Les mesures de confinement instaurées dans beaucoup de régions, conjuguées aux fermetures de commerces, sont un défi social. On assiste à l'émergence de nouvelles formes de solidarité : les gens vont faire des courses pour des personnes qui leur étaient parfaitement inconnues et s'encouragent mutuellement. Dans le même temps, on note toutefois un contrôle social et une méfiance croissante envers les 'contrevenants', réels ou supposés.
Que les privilégiés la mettent en sourdine
Ceux qui montrent du doigt les autres pour leur non-respect du confinement ignorent les réalités de la vie des moins privilégiés qu'eux, rappelle Falter :
«Il est un peu facile pour ces messieurs-dames dans leurs villas en périphérie ou dans leur loft viennois de 100 mètres carrés de vilipender le bas peuple ignare qui contrevient aux mesures de sécurité et ne reste pas enfermé. ... Comment telle famille avec quatre enfants, logée dans un appartement minuscule, peut-elle avoir le toupet d'aller au parc ? Comment telle femme, enfermée chez elle avec son mari violent, peut-elle seulement envisager un instant de sortir ? ... Les temps sont durs pour tout le monde, mais ils sont particulièrement durs pour certains. On devrait y réfléchir un instant avant de poster sur Instagram la photo d'un inconnu se promenant dans le parc avec le hashtag staythefuckhome, et de reprendre ensuite son marathon-Netflix.»

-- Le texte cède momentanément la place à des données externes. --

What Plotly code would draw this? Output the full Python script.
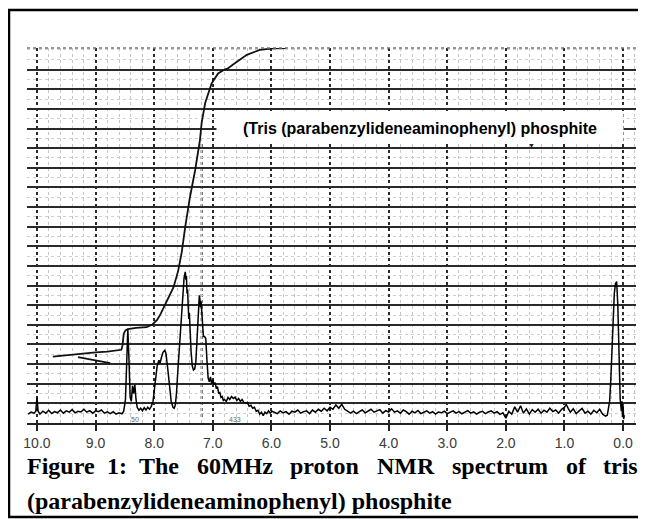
import plotly.graph_objects as go

# --- spectrum (ppm, height in chart-paper rows) ---
base_left_ppm = [10.15, 10.10, 10.05, 10.02, 10.00, 9.98, 9.95, 9.90, 9.85, 9.80,
                 9.75, 9.70, 9.65, 9.60, 9.55, 9.50, 9.45, 9.40, 9.35, 9.30,
                 9.25, 9.20, 9.15, 9.10, 9.05, 9.00, 8.95, 8.90, 8.85, 8.80,
                 8.75, 8.70, 8.65, 8.60, 8.55, 8.52]
base_left_int = [0.45, 0.55, 0.50, 0.60, 1.30, 0.60, 0.45, 0.60, 0.50, 0.65,
                 0.48, 0.58, 0.52, 0.66, 0.50, 0.62, 0.55, 0.68, 0.52, 0.60,
                 0.56, 0.70, 0.55, 0.63, 0.50, 0.62, 0.58, 0.66, 0.50, 0.57,
                 0.48, 0.58, 0.45, 0.52, 0.47, 0.60]

arom_ppm = [8.49, 8.47, 8.45, 8.43, 8.41, 8.39, 8.37, 8.35, 8.33, 8.31,
            8.29, 8.26, 8.23, 8.20, 8.17, 8.14, 8.11, 8.08, 8.05, 8.02,
            8.00, 7.98, 7.95, 7.92, 7.90, 7.88, 7.85, 7.82, 7.80, 7.77,
            7.74, 7.71, 7.68, 7.66, 7.64, 7.62, 7.60, 7.57, 7.54, 7.51,
            7.49, 7.47, 7.46, 7.45, 7.44, 7.43, 7.42, 7.41, 7.40, 7.39,
            7.37, 7.35, 7.33, 7.31, 7.29, 7.27, 7.25, 7.23, 7.22, 7.21,
            7.20, 7.18, 7.16, 7.14, 7.12, 7.10, 7.08, 7.06, 7.04, 7.02,
            7.00, 6.98, 6.96, 6.94, 6.92, 6.90, 6.88, 6.86, 6.84, 6.82,
            6.80, 6.77, 6.74, 6.71, 6.68, 6.65, 6.62, 6.59, 6.56, 6.53,
            6.50, 6.47, 6.44, 6.41, 6.38, 6.35, 6.32, 6.29, 6.26, 6.23,
            6.20, 6.17, 6.14, 6.11, 6.08, 6.05, 6.02, 5.99]
arom_int = [1.2, 3.5, 4.8, 3.2, 1.3, 1.1, 1.9, 1.5, 1.95, 1.2,
            0.8, 0.65, 0.75, 0.62, 0.78, 0.66, 0.80, 0.70, 0.85, 1.1,
            1.6, 2.3, 2.9, 3.2, 3.05, 3.3, 3.6, 3.7, 3.55, 2.8,
            1.8, 1.1, 0.8, 0.75, 0.9, 1.5, 2.5, 3.8, 5.3, 6.6,
            7.4, 7.7, 7.3, 7.5, 6.6, 6.8, 6.0, 5.3, 5.6, 4.6,
            3.6, 2.9, 2.7, 2.75, 3.1, 4.2, 5.6, 6.5, 6.3, 5.9,
            6.2, 4.9, 4.4, 4.4, 4.3, 3.2, 2.3, 2.1, 2.35, 2.0,
            2.2, 1.95, 2.05, 1.75, 1.85, 1.5, 1.55, 1.3, 1.35, 1.15,
            1.2, 1.1, 1.3, 1.2, 1.35, 1.25, 1.32, 1.15, 1.25, 1.1,
            1.2, 1.05, 1.0, 1.05, 0.85, 0.9, 0.75, 0.8, 0.6, 0.65,
            0.45, 0.55, 0.38, 0.55, 0.48, 0.62, 0.5, 0.6]

base_right_ppm = [5.95, 5.90, 5.85, 5.80, 5.75, 5.70, 5.65, 5.60, 5.55, 5.50,
                  5.45, 5.40, 5.35, 5.30, 5.25, 5.20, 5.15, 5.10, 5.05, 5.00,
                  4.95, 4.90, 4.85, 4.80, 4.75, 4.70, 4.65, 4.60, 4.55, 4.50,
                  4.45, 4.40, 4.35, 4.30, 4.25, 4.20, 4.15, 4.10, 4.05, 4.00,
                  3.95, 3.90, 3.85, 3.80, 3.75, 3.70, 3.65, 3.60, 3.55, 3.50,
                  3.45, 3.40, 3.35, 3.30, 3.25, 3.20, 3.15, 3.10, 3.05, 3.00,
                  2.95, 2.90, 2.85, 2.80, 2.75, 2.70, 2.65, 2.60, 2.55, 2.50,
                  2.45, 2.40, 2.35, 2.30, 2.25, 2.20, 2.15, 2.10, 2.05, 2.00,
                  1.95, 1.90, 1.85, 1.80, 1.75, 1.70, 1.65, 1.60, 1.55, 1.50,
                  1.45, 1.40, 1.35, 1.30, 1.25, 1.20, 1.15, 1.10, 1.05, 1.00,
                  0.97, 0.93, 0.90, 0.85, 0.80, 0.75, 0.70, 0.65, 0.60, 0.55,
                  0.50, 0.45, 0.40, 0.35, 0.30, 0.27]
base_right_int = [0.55, 0.48, 0.62, 0.52, 0.58, 0.45, 0.60, 0.55, 0.66, 0.50,
                  0.58, 0.62, 0.48, 0.66, 0.55, 0.70, 0.60, 0.75, 0.62, 0.80,
                  0.70, 0.92, 0.75, 0.95, 0.70, 0.62, 0.50, 0.60, 0.48, 0.58,
                  0.66, 0.52, 0.60, 0.70, 0.55, 0.62, 0.68, 0.50, 0.63, 0.56,
                  0.72, 0.55, 0.62, 0.50, 0.66, 0.58, 0.45, 0.60, 0.52, 0.64,
                  0.48, 0.55, 0.62, 0.50, 0.58, 0.45, 0.56, 0.52, 0.60, 0.48,
                  0.55, 0.62, 0.50, 0.58, 0.47, 0.55, 0.63, 0.50, 0.57, 0.45,
                  0.55, 0.60, 0.48, 0.56, 0.62, 0.50, 0.58, 0.44, 0.52, 0.25,
                  0.60, 0.45, 0.82, 0.55, 0.88, 0.50, 0.72, 0.45, 0.68, 0.55,
                  0.70, 0.50, 0.65, 0.55, 0.75, 0.58, 0.66, 0.50, 0.70, 0.80,
                  0.95, 0.70, 0.55, 0.72, 0.48, 0.62, 0.74, 0.50, 0.60, 0.45,
                  0.65, 0.52, 0.70, 0.45, 0.35, 0.40]

tms_ppm = [0.25, 0.23, 0.21, 0.19, 0.17, 0.15, 0.13, 0.11, 0.09, 0.07,
           0.05, 0.03, 0.02, 0.01, 0.00, -0.01, -0.02]
tms_int = [0.70, 1.1, 2.2, 3.8, 5.5, 6.6, 7.1, 7.2, 6.0, 3.0,
           1.25, 0.6, 1.1, 0.3, 0.9, 0.2, 0.4]

# integral trace
integ_ppm = [9.73, 9.50, 9.22, 9.00, 8.80, 8.62, 8.56, 8.54, 8.52, 8.49,
             8.45, 8.31, 8.13, 8.03, 7.95, 7.89, 7.78, 7.67, 7.59, 7.53,
             7.47, 7.39, 7.30, 7.22, 7.19, 7.13, 7.02, 6.91, 6.80, 6.75,
             6.66, 6.42, 6.20, 5.97, 5.75]
integ_val = [3.38, 3.46, 3.56, 3.60, 3.64, 3.68, 3.73, 3.95, 4.55, 4.72,
             4.78, 4.85, 4.88, 5.02, 5.25, 5.56, 6.24, 6.92, 7.76, 8.70,
             10.0, 11.5, 12.9, 14.4, 15.3, 16.3, 17.3, 17.8, 18.0, 18.05,
             18.25, 18.75, 19.0, 19.08, 19.1]
# short stray integral stroke
integ2_ppm = [9.30, 9.10, 8.90, 8.75]
integ2_val = [3.36, 3.25, 3.14, 3.05]

tick_vals = [10, 9, 8, 7, 6, 5, 4, 3, 2, 1, 0]
tick_text = ["10.0", "9.0", "8.0", "7.0", "6.0", "5.0", "4.0", "3.0", "2.0", "1.0", "0.0"]
row_lines = list(range(1, 19))

caption1_words = ["Figure", "1:", "The", "60MHz", "proton", "NMR", "spectrum", "of", "tris"]
caption1_left = [25, 105, 137, 195, 288, 375, 450, 564, 601]   # justified line
caption2 = "(parabenzylideneaminophenyl) phosphite"
label_text = "(Tris (parabenzylideneaminophenyl) phosphite"

# the page body keeps its 8px margin, so the figure sits at (8, 8) in the window
OFF = 8
W, H = 638, 511
PLOT_X0, PLOT_X1, PLOT_Y0, PLOT_Y1 = 27, 636, 48, 423   # window pixels
L, T = PLOT_X0 - OFF, PLOT_Y0 - OFF
R, B = W - (PLOT_X1 - OFF), H - (PLOT_Y1 - OFF)


def fx(px):
    return (px - PLOT_X0) / (PLOT_X1 - PLOT_X0)


def fy(py):
    return (PLOT_Y1 - py) / (PLOT_Y1 - PLOT_Y0)


spec_ppm = base_left_ppm + arom_ppm + base_right_ppm + tms_ppm
spec_int = base_left_int + arom_int + base_right_int + tms_int

fig = go.Figure()
fig.add_trace(go.Scatter(x=spec_ppm, y=spec_int, mode='lines',
                         line=dict(color='black', width=1.5), hoverinfo='skip'))
fig.add_trace(go.Scatter(x=integ_ppm, y=integ_val, mode='lines',
                         line=dict(color='#111', width=1.8), hoverinfo='skip'))
fig.add_trace(go.Scatter(x=integ2_ppm, y=integ2_val, mode='lines',
                         line=dict(color='#111', width=1.8), hoverinfo='skip'))

shapes = [
    # frame round the whole figure
    dict(type='rect', xref='paper', yref='paper',
         x0=fx(9), x1=fx(643), y0=fy(517), y1=fy(10),
         line=dict(color='black', width=2.5)),
    # darker dotted column near 7.2 ppm on the chart paper
    dict(type='line', xref='x', yref='y', x0=7.19, x1=7.19, y0=0.3, y1=14.3,
         line=dict(color='#333', width=2, dash='dot'), layer='below'),
    # top edge of the paper
    dict(type='line', xref='paper', yref='paper', x0=0, x1=1, y0=1, y1=1,
         line=dict(color='#777', width=1.5, dash='dot')),
]

annotations = [
    dict(x=3.46, y=15.03, xref='x', yref='y', text='<b>' + label_text + '</b>',
         showarrow=False, bgcolor='white', width=406, height=30, borderpad=0,
         font=dict(family='Liberation Sans', size=16, color='black')),
    dict(x=1.57, y=14.15, xref='x', yref='y', text='▼', showarrow=False,
         font=dict(size=7, color='#222')),
    dict(x=8.33, y=0.2, xref='x', yref='y', text='50', showarrow=False,
         font=dict(family='Liberation Sans', size=7, color='#666')),
    dict(x=6.62, y=0.2, xref='x', yref='y', text='433', showarrow=False,
         font=dict(family='Liberation Sans', size=7, color='#666')),
]
for word, left in zip(caption1_words, caption1_left):
    annotations.append(dict(x=fx(left), y=fy(466), xref='paper', yref='paper',
                            xanchor='left', yanchor='middle', text=word, showarrow=False,
                            font=dict(family='Liberation Serif', size=24, color='black',
                                      weight='bold')))
annotations.append(dict(x=fx(25), y=fy(501), xref='paper', yref='paper',
                        xanchor='left', yanchor='middle', text=caption2, showarrow=False,
                        font=dict(family='Liberation Serif', size=24, color='black',
                                  weight='bold')))

fig.update_layout(
    width=W, height=H,
    margin=dict(l=L, r=R, t=T, b=B),
    paper_bgcolor='white', plot_bgcolor='white',
    showlegend=False,
    shapes=shapes,
    annotations=annotations,
    xaxis=dict(
        range=[10.17, -0.22], tickmode='array', tickvals=tick_vals, ticktext=tick_text,
        ticks='outside', ticklen=6, tickwidth=1.5, tickcolor='#222',
        showline=True, linecolor='#222', linewidth=2,
        showgrid=True, gridcolor='#2a2a2a', gridwidth=1.6, griddash='dot',
        zeroline=False,
        tickfont=dict(family='Liberation Sans', size=14, color='#3a3a3a'),
        minor=dict(tickmode='linear', tick0=0, dtick=0.2, showgrid=True,
                   gridcolor='#c4c4c4', gridwidth=1, griddash='dot', ticks=''),
    ),
    yaxis=dict(
        range=[0, 19.1], tickmode='array', tickvals=row_lines, showticklabels=False,
        ticks='', showline=False, zeroline=False,
        showgrid=True, gridcolor='#2a2a2a', gridwidth=1.8,
        minor=dict(tickmode='linear', tick0=0, dtick=0.5, showgrid=True,
                   gridcolor='#cfcfcf', gridwidth=1, griddash='dot', ticks=''),
    ),
)

fig.write_html("out.html")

Le formalisme coincé peut sauver des vies
Le quotidien Neue Zürcher Zeitung voit un aspect positif au retour en force des gens à cheval sur les principes et des mouchards de service :
«Quand on maudit les formalistes pointilleux, on oublie le rôle important qu'ils assurent. Il est bien facile de regarder de haut les sempiternels donneurs de leçons, qui ne se lassent jamais de nous rappeler le respect du repos nocturne, les interdictions de faire du vélo dans certaines zones ou les panneaux 'accès interdit'. Mais en notre for intérieur, nous sommes bien contents qu'ils soient là - prêts à faire le sale boulot, à essuyer les moqueries et les insultes tandis que nous pouvons nous délecter de notre libéralisme. Il faut bien qu'il se trouve quelqu'un pour faire comprendre aux imbéciles qui bloquent la voie qu'ils doivent laisser passer l'ambulance sur l'autoroute en cas d'accident. Ou pour remettre à leur place les abrutis qui encombrent les urgences pour un bobo. La limite entre l'étroitesse d'esprit et le civisme courageux est souvent poreuse, et à notre époque, cela peut sauver des vies.»